Music PRs and lazy journalists are renowned for overusing the label "legend" but in Allen's case the epithet is more than fitting. Born in Lagos, Nigeria in 1940, the young musician taught himself to play by soaking up the styles of jazz drummers such as Art Blakey and Max Roach.
By the time he was 20, Allen was earning a living playing jazz and highlife drums for various groups, until he met multi-instrumentalist Fela Kuti in 1964. The rest is history: the two were to form a partnership that lasted until the beginning of the Eighties, with Allen's distinctive driving drum style forming the pulsing backbone to a new form of music that they created, Afrobeat. "The bass drum patterns are unique to me. I'd never play one, one. Any drummer can play that straight beat. But that's just like putting a metronome in there," Allen explains.
The gig at the Southbank is billed as "a Meltdown launch party" and the Front Room of the Queen Elizabeth Hall provides the ideal venue for such a celebration. It's a sunny summer evening by the Thames and the majority of the crowd is enjoying the balmy weather on the balcony listening to the DJs mixing together tracks that take in the great and the good of African music. There's a buzz about the place which contrasts sharply with some of the stuffier venues that tend to host "world music" gigs in the capital. This music is about celebration and revolution, not about sitting stock still in an auditorium silently nodding away as if at a classical recital.
By the time Allen and his accomplished band take to the makeshift stage at 9.45pm, the crowd are ready to lap up whatever the 69-year-old is ready to throw at them. And the band don't disappoint. The setlist is based around new album Secret Agent (a superb return to form after the slightly underwhelming Lagos, No Shaking of 2006), blended with some classic earlier tracks. Allen sits to the front of the stage on the left, half facing his well-drilled band, half the appreciative audience. The musicians, most of whom are credited on the new album, must be half his age and bounce around, clearly loving every minute.

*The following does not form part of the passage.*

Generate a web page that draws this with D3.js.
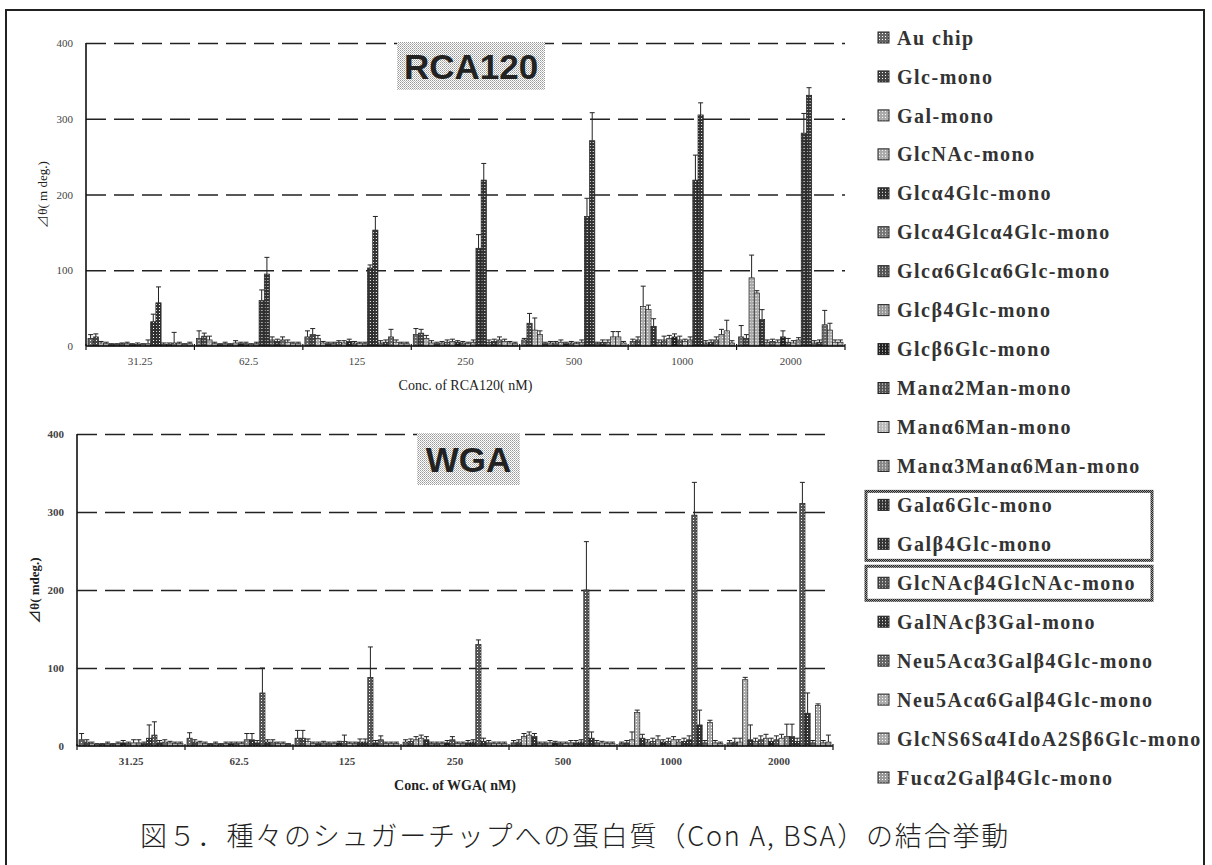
<!DOCTYPE html>
<html lang="ja">
<head>
<meta charset="utf-8">
<title>図5 RCA120 / WGA</title>
<script src="https://cdnjs.cloudflare.com/ajax/libs/d3/7.8.5/d3.min.js"></script>
<style>
body { margin: 0; background: #fff; }
.tick-lab { font-family: "Liberation Serif", "DejaVu Serif", serif; font-size: 11px; fill: #444; }
.axis-title { font-family: "Liberation Serif", "DejaVu Serif", serif; font-size: 14px; fill: #222; }
.legend text { font-family: "Liberation Serif", "DejaVu Serif", serif; font-size: 20px; font-weight: bold; fill: #333; letter-spacing: 1.5px; }
.panel-title { font-family: "Liberation Sans", Arial, sans-serif; font-weight: bold; font-size: 35px; fill: #222; }
.caption { font-family: "Noto Sans CJK JP", sans-serif; font-size: 27px; font-weight: 300; fill: #222; letter-spacing: 1.8px; }
</style>
</head>
<body>
<svg id="fig" width="1212" height="865"></svg>
<script>
// sugar chips (one bar per chip in every concentration group)
var sugars = ["Au chip", "Glc-mono", "Gal-mono", "GlcNAc-mono", "Glcα4Glc-mono",
  "Glcα4Glcα4Glc-mono", "Glcα6Glcα6Glc-mono", "Glcβ4Glc-mono", "Glcβ6Glc-mono",
  "Manα2Man-mono", "Manα6Man-mono", "Manα3Manα6Man-mono", "Galα6Glc-mono",
  "Galβ4Glc-mono", "GlcNAcβ4GlcNAc-mono", "GalNAcβ3Gal-mono", "Neu5Acα3Galβ4Glc-mono",
  "Neu5Acα6Galβ4Glc-mono", "GlcNS6Sα4IdoA2Sβ6Glc-mono", "Fucα2Galβ4Glc-mono"]

var concRCA = ["31.25", "62.5", "125", "250", "500", "1000", "2000"]
var concWGA = ["31.25", "62.5", "125", "250", "500", "1000", "2000"]
var yTicks = [0, 100, 200, 300, 400]

// RCA120: mean and SD per concentration (rows) and chip (columns)
var rcaMean = [
  [10, 12, 4, 3, 2, 2, 3, 3, 2, 2, 2, 3, 32, 57, 2, 2, 4, 3, 2, 3],
  [10, 13, 8, 3, 2, 3, 2, 4, 3, 3, 2, 3, 60, 95, 8, 6, 8, 5, 3, 3],
  [12, 15, 10, 4, 3, 3, 5, 4, 6, 4, 3, 3, 103, 153, 4, 5, 12, 5, 3, 3],
  [15, 17, 10, 4, 3, 4, 5, 6, 5, 4, 3, 5, 129, 219, 5, 6, 8, 6, 4, 3],
  [8, 30, 21, 15, 3, 4, 4, 5, 3, 4, 3, 5, 171, 271, 3, 5, 5, 12, 12, 4],
  [6, 8, 52, 48, 26, 5, 8, 10, 12, 8, 6, 8, 219, 305, 4, 5, 8, 15, 20, 4],
  [12, 10, 90, 70, 35, 5, 6, 5, 12, 5, 4, 8, 281, 331, 4, 5, 28, 21, 5, 5]
]
var rcaSd = [
  [5, 4, 2, 2, 1, 1, 1, 2, 1, 2, 1, 5, 10, 21, 2, 2, 14, 2, 1, 2],
  [10, 4, 5, 2, 1, 2, 1, 3, 2, 2, 1, 2, 14, 22, 4, 3, 4, 3, 2, 2],
  [8, 8, 4, 2, 2, 2, 2, 3, 3, 2, 2, 2, 4, 18, 3, 3, 10, 3, 2, 2],
  [8, 5, 4, 3, 2, 2, 3, 3, 2, 2, 2, 3, 18, 22, 3, 3, 4, 3, 2, 2],
  [2, 13, 16, 5, 2, 2, 2, 3, 2, 2, 2, 3, 24, 37, 2, 3, 3, 7, 7, 2],
  [3, 4, 27, 6, 10, 3, 5, 4, 4, 5, 3, 4, 33, 16, 3, 3, 4, 7, 14, 3],
  [15, 5, 30, 3, 13, 3, 3, 3, 8, 5, 3, 3, 26, 10, 3, 3, 19, 9, 3, 3]
]

// WGA
var wgaMean = [
  [8, 5, 3, 2, 2, 3, 2, 3, 4, 3, 4, 4, 3, 10, 14, 4, 5, 4, 3, 3],
  [10, 5, 4, 3, 2, 3, 2, 3, 3, 3, 3, 8, 8, 4, 68, 5, 5, 3, 3, 2],
  [10, 10, 6, 3, 3, 4, 3, 3, 4, 6, 3, 3, 5, 5, 88, 4, 8, 3, 3, 3],
  [5, 6, 8, 10, 8, 3, 3, 3, 4, 8, 3, 3, 4, 5, 130, 6, 4, 3, 3, 3],
  [4, 5, 12, 14, 12, 3, 3, 4, 4, 3, 3, 4, 4, 5, 200, 10, 4, 4, 3, 3],
  [3, 4, 8, 43, 10, 5, 6, 8, 5, 6, 8, 5, 6, 8, 296, 27, 4, 30, 4, 3],
  [4, 5, 5, 85, 8, 6, 8, 10, 6, 8, 10, 12, 12, 6, 311, 42, 4, 52, 4, 5]
]
var wgaSd = [
  [8, 3, 2, 1, 1, 2, 1, 2, 3, 2, 4, 4, 2, 17, 17, 3, 3, 2, 2, 2],
  [7, 3, 2, 2, 1, 2, 1, 2, 2, 2, 2, 8, 8, 3, 32, 3, 3, 2, 2, 1],
  [10, 10, 3, 2, 2, 2, 2, 2, 2, 8, 2, 2, 4, 4, 39, 3, 5, 2, 2, 2],
  [3, 3, 4, 4, 4, 2, 2, 2, 3, 4, 2, 2, 3, 3, 6, 4, 3, 2, 2, 2],
  [3, 3, 4, 4, 4, 2, 2, 3, 2, 2, 2, 3, 3, 3, 62, 8, 3, 2, 2, 2],
  [2, 3, 10, 3, 5, 3, 4, 5, 3, 4, 4, 3, 4, 5, 42, 19, 3, 3, 3, 2],
  [3, 5, 5, 3, 19, 4, 5, 5, 4, 5, 5, 16, 16, 4, 27, 26, 3, 2, 3, 9]
]

// grey tone behind the dot screen of each chip
var shade = ["#666", "#444", "#aaa", "#aaa", "#333", "#777", "#555", "#999", "#222", "#555",
  "#bbb", "#888", "#333", "#333", "#555", "#333", "#666", "#aaa", "#aaa", "#999"]

var svg = d3.select("#fig")
var defs = svg.append("defs")

// halftone-like fill for each chip
shade.forEach(function(c, i) {
  var p = defs.append("pattern")
    .attr("id", "pat" + i)
    .attr("patternUnits", "userSpaceOnUse")
    .attr("width", 3).attr("height", 3)
  p.append("rect").attr("width", 3).attr("height", 3).attr("fill", c)
  p.append("rect").attr("x", 1).attr("y", 1).attr("width", 1).attr("height", 1).attr("fill", "#fff")
})

var boxPat = defs.append("pattern")
  .attr("id", "boxpat").attr("patternUnits", "userSpaceOnUse")
  .attr("width", 2).attr("height", 2)
boxPat.append("rect").attr("width", 2).attr("height", 2).attr("fill", "#fff")
boxPat.append("rect").attr("width", 1).attr("height", 1).attr("fill", "#999")
boxPat.append("rect").attr("x", 1).attr("y", 1).attr("width", 1).attr("height", 1).attr("fill", "#bbb")

var edgePat = defs.append("pattern")
  .attr("id", "edgepat").attr("patternUnits", "userSpaceOnUse")
  .attr("width", 2).attr("height", 2)
edgePat.append("rect").attr("width", 2).attr("height", 2).attr("fill", "#999")
edgePat.append("rect").attr("width", 1).attr("height", 1).attr("fill", "#222")
edgePat.append("rect").attr("x", 1).attr("y", 1).attr("width", 1).attr("height", 1).attr("fill", "#222")

// outer frame (scanned page, bottom edge missing)
svg.append("path")
  .attr("d", "M6,865V10H1204V865")
  .attr("fill", "none").attr("stroke", "#222").attr("stroke-width", 2)

function drawPanel(o) {
  var g = svg.append("g")

  var x0 = d3.scaleBand().domain(o.conc).range([o.left, o.right])
  var x1 = d3.scaleBand().domain(d3.range(sugars.length)).range([2, x0.bandwidth() - 2])
  var y = d3.scaleLinear().domain([0, 400]).range([o.bottom, o.top])

  // dashed grid
  g.append("g")
    .attr("transform", "translate(" + o.left + ",0)")
    .call(d3.axisLeft(y).tickValues(yTicks.slice(1)).tickSize(-(o.right - o.left)).tickFormat(""))
    .call(function(s) { s.select(".domain").remove() })
    .selectAll("line")
    .attr("stroke", "#222").attr("stroke-width", 1.6).attr("stroke-dasharray", "20,8")

  // y labels
  g.append("g")
    .attr("transform", "translate(" + o.left + ",0)")
    .call(d3.axisLeft(y).tickValues(yTicks).tickSize(0).tickPadding(13))
    .call(function(s) { s.select(".domain").remove() })
    .selectAll("text")
    .attr("class", "tick-lab")
    .style("font-weight", o.bold ? "bold" : null)

  // bars
  var groups = g.selectAll("g.conc")
    .data(o.mean)
    .enter().append("g")
    .attr("class", "conc")
    .attr("transform", function(d, k) { return "translate(" + x0(o.conc[k]) + ",0)" })

  groups.each(function(row, k) {
    var gg = d3.select(this)
    var sd = o.sd[k]
    gg.selectAll("line.err")
      .data(row)
      .enter().append("path")
      .attr("class", "err")
      .attr("d", function(v, i) {
        var cx = x1(i) + x1.bandwidth() / 2
        var yt = y(v + sd[i])
        return "M" + cx + "," + y(v) + "V" + yt + "M" + (cx - 2.5) + "," + yt + "H" + (cx + 2.5)
      })
      .attr("fill", "none").attr("stroke", "#222").attr("stroke-width", 1)
    gg.selectAll("rect")
      .data(row)
      .enter().append("rect")
      .attr("x", function(v, i) { return x1(i) })
      .attr("width", x1.bandwidth())
      .attr("y", function(v) { return y(v) })
      .attr("height", function(v) { return y(0) - y(v) })
      .attr("fill", function(v, i) { return "url(#pat" + i + ")" })
      .attr("stroke", "#222").attr("stroke-width", 0.7)
  })

  // axes lines
  g.append("line")
    .attr("x1", o.left).attr("x2", o.left).attr("y1", y(400)).attr("y2", y(0))
    .attr("stroke", "#111").attr("stroke-width", 1.6)
  g.append("line")
    .attr("x1", o.left).attr("x2", o.right).attr("y1", y(0)).attr("y2", y(0))
    .attr("stroke", "#111").attr("stroke-width", 1.6)
  g.selectAll("line.sep")
    .data(d3.range(o.conc.length + 1))
    .enter().append("line")
    .attr("class", "sep")
    .attr("x1", function(k) { return o.left + k * x0.step() })
    .attr("x2", function(k) { return o.left + k * x0.step() })
    .attr("y1", y(0) - 2).attr("y2", y(0) + 4)
    .attr("stroke", "#111").attr("stroke-width", 1.2)

  // concentration labels
  g.append("g")
    .attr("transform", "translate(0," + y(0) + ")")
    .call(d3.axisBottom(x0).tickSize(0).tickPadding(11))
    .call(function(s) { s.select(".domain").remove() })
    .selectAll("text")
    .attr("class", "tick-lab")
    .style("font-weight", o.bold ? "bold" : null)

  g.append("text")
    .attr("class", "axis-title")
    .attr("x", (o.left + o.right) / 2).attr("y", o.bottom + 44)
    .attr("text-anchor", "middle")
    .style("font-weight", o.bold ? "bold" : null)
    .text(o.xTitle)

  g.append("text")
    .attr("class", "axis-title")
    .attr("transform", "translate(" + o.yTitleX + "," + (o.top + o.bottom) / 2 + ") rotate(-90)")
    .attr("text-anchor", "middle")
    .attr("dy", "0.35em")
    .style("font-size", "13px")
    .style("font-weight", o.bold ? "bold" : null)
    .text(o.yTitle)

  // protein name box
  g.append("rect")
    .attr("x", o.box[0]).attr("y", o.box[1]).attr("width", o.box[2]).attr("height", o.box[3])
    .attr("fill", "url(#boxpat)")
  g.append("text")
    .attr("class", "panel-title")
    .attr("x", o.box[0] + o.box[2] / 2).attr("y", o.box[1] + o.box[3] / 2)
    .attr("dy", "0.36em")
    .attr("text-anchor", "middle")
    .text(o.title)
}

drawPanel({
  conc: concRCA, mean: rcaMean, sd: rcaSd,
  left: 86, right: 845, top: 43, bottom: 346,
  title: "RCA120", box: [397, 42, 148, 48],
  xTitle: "Conc. of RCA120( nM)", yTitle: "⊿θ( m deg.)", yTitleX: 42, bold: false
})

drawPanel({
  conc: concWGA, mean: wgaMean, sd: wgaSd,
  left: 77, right: 833, top: 434, bottom: 746,
  title: "WGA", box: [417, 433, 103, 52],
  xTitle: "Conc. of WGA( nM)", yTitle: "⊿θ( mdeg.)", yTitleX: 34, bold: true
})

// legend
var ly = d3.scalePoint().domain(d3.range(sugars.length)).range([38, 778])

svg.append("rect")
  .attr("x", 866).attr("y", ly(12) - 14).attr("width", 286).attr("height", ly(13) - ly(12) + 30)
  .attr("fill", "none").attr("stroke", "url(#edgepat)").attr("stroke-width", 3)
svg.append("rect")
  .attr("x", 866).attr("y", ly(14) - 17).attr("width", 286).attr("height", 34)
  .attr("fill", "none").attr("stroke", "url(#edgepat)").attr("stroke-width", 3)

var leg = svg.append("g").attr("class", "legend")
  .selectAll("g")
  .data(sugars)
  .enter().append("g")
  .attr("transform", function(d, i) { return "translate(878," + ly(i) + ")" })

leg.append("rect")
  .attr("x", 0).attr("y", -6).attr("width", 11).attr("height", 11)
  .attr("fill", function(d, i) { return "url(#pat" + i + ")" })
  .attr("stroke", "#222").attr("stroke-width", 1)

leg.append("text")
  .attr("x", 19).attr("dy", "0.33em")
  .text(function(d) { return d })

svg.append("text")
  .attr("class", "caption")
  .attr("x", 140).attr("y", 846)
  .text("図５．種々のシュガーチップへの蛋白質（Con A, BSA）の結合挙動")
</script>
</body>
</html>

In contrast Allen appears to barely break sweat, effortlessly producing the loose, technically adept and complex grooves that drive the songs forward. It's like watching a master at work as he caresses the skins – while most drummers thrash away as if possessed, Allen appears detached, watching on from a distance while the rest of the band perform. Even when he treats us to a drum solo, the maestro is measured and modest.
The songs blend effortlessly into each other, from the opener "Asiko" from the Black Voices album, through the highlights from Secret Agent – including the title track and "Elewon Po" with its "Too many prisoners" chorus – to "Kindness" from Home Cooking and its catchy refrain of "Don't take my kindness for weakness", which stays long in the head after Allen and co have left the stage. Their final offering, "Eparapo", culminates with the crowd clapping along to Allen's infectious rhythms. It's an impressive feelgood performance that will be hard to better this year. And on this evidence, surely it's only a matter of time before Tony Allen himself is invited to curate his own Meltdown.